Il s’est toutefois dit préoccupé par la prudence avec laquelle l’IGAD engage les acteurs de l’opposition, ce qui pourrait alimenter les doutes sur l’impartialité de l’organisation régionale. L’Envoyé spécial a également déploré que le Président Salva Kiir, faisant fi de ses engagements vis-à-vis de l’IGAD, continue de donner la priorité au dialogue national et à la réunification des branches du parti APLS, le processus de revitalisation étant cantonné à un « rôle supplétif ». C’est également l’observation que le Sous-Secrétaire général aux opérations de maintien de la paix a faite après la visite du Chef de son département, M. Jean-Pierre Lacroix, qui était à Djouba du 1er au 3 août.
Pour l’Envoyé spécial, il est crucial de voir les initiatives de l’IGAD et de l’Union africaine comme complémentaires. « Avec la logique sous-jacente du dialogue national, le processus de réunification des APLS, le Forum de revitalisation de l’IGAD et le Plan d’action de l’Union africaine, on pourrait avoir l’impression que ces initiatives vont s’affaiblir l’une l’autre », a-t-il reconnu.

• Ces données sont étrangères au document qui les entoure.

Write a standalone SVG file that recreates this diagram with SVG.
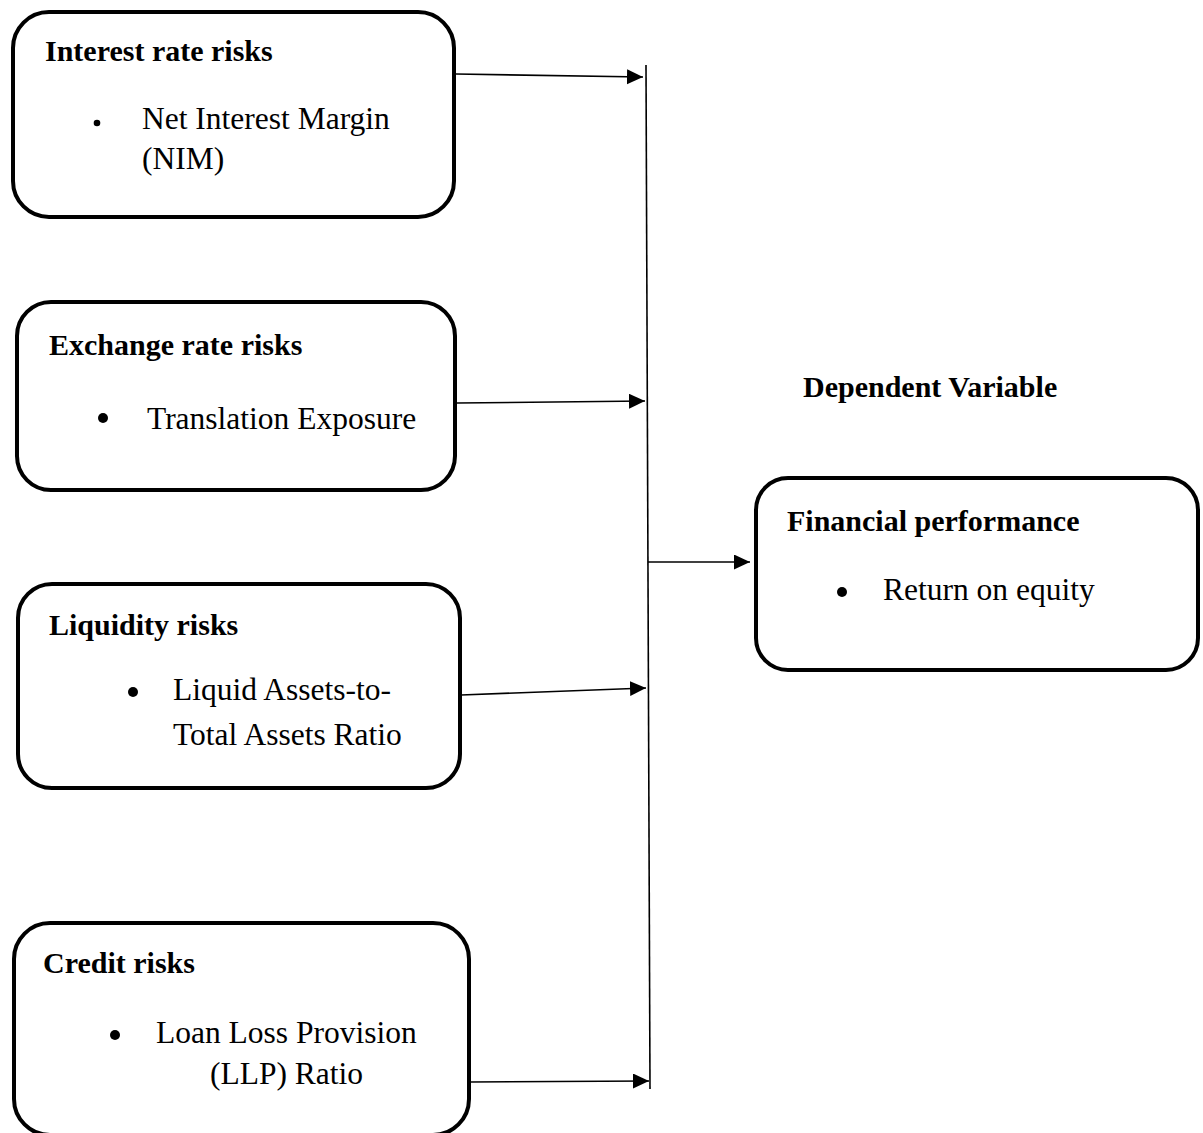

Pour l’éviter et en promouvoir au contraire la complémentarité, l’Envoyé spécial a souligné l’importance d’un engagement clair en faveur d’un processus de paix inclusif et crédible.
Le Président de la Commission mixte de suivi et d’évaluation (JMEC) a, pour sa part, expliqué que sa tâche consistera à aider l’IGAD à organiser le Forum. Toutefois, a-t-il fait observer, on ne sait pas sur quoi les choses déboucheront même si des objectifs ont été fixés. À ces yeux, le Forum permettra d’étudier les moyens de relancer le processus de paix « en tenant compte des réalités actuelles ».
Pour le représentant du Soudan du Sud, le processus de revitalisation doit simplement consister à imprimer un nouvel élan « plutôt qu’à renégocier l’Accord ». Le fait que le Gouvernement provisoire d’union nationale ait largement mis en œuvre l’Accord sur le règlement du conflit et la cessation unilatérale des hostilités déclarée par le Président Salva Kiir ne signifie pas qu’un chèque en blanc a été donné aux rebelles pour qu’ils poursuivent leurs attaques et leurs provocations contre la population locale et que l’armée sud-soudanaise restera assise, les bras croisés.
Les trois intervenants principaux l’ont tous rappelé: pour que le processus de paix réussisse, il faut que les différents acteurs fassent preuve de volonté politique. Le Sous-Secrétaire général aux opérations de maintien de la paix a ainsi estimé que les mêmes hommes qui « assument une responsabilité directe » dans le conflit et les malheurs de la population « peuvent sortir le pays du gouffre, mais il faut une véritable volonté politique de mettre fin aux opérations militaires, de négocier pacifiquement et de faire les compromis nécessaires pour parvenir à une paix durable ».
C’est pourquoi, il a appelé le Conseil de sécurité à se prononcer « fermement, à l’unanimité et sans réserve » pour les efforts de paix dans la région, y compris ceux de l’IGAD et du Forum de revitalisation, tout en jugeant « plus que nécessaire » d’assurer une étroite coordination entre l’IGAD, l’Union africaine, les Nations Unies et la communauté internationale dans son ensemble pour mettre fin aux souffrances de la population civile et aider le pays à se placer sur une trajectoire plus positive.
Les quatre membres du Conseil de sécurité qui ont pris la parole, à savoir l’Uruguay, la Bolivie, le Kazakhstan et le Japon, ont soutenu cette approche, en appelant à la cessation des hostilités et à la reprise d’un dialogue politique sans exclusive, qui se déroulerait dans la transparence avec le soutien de la MINUSS.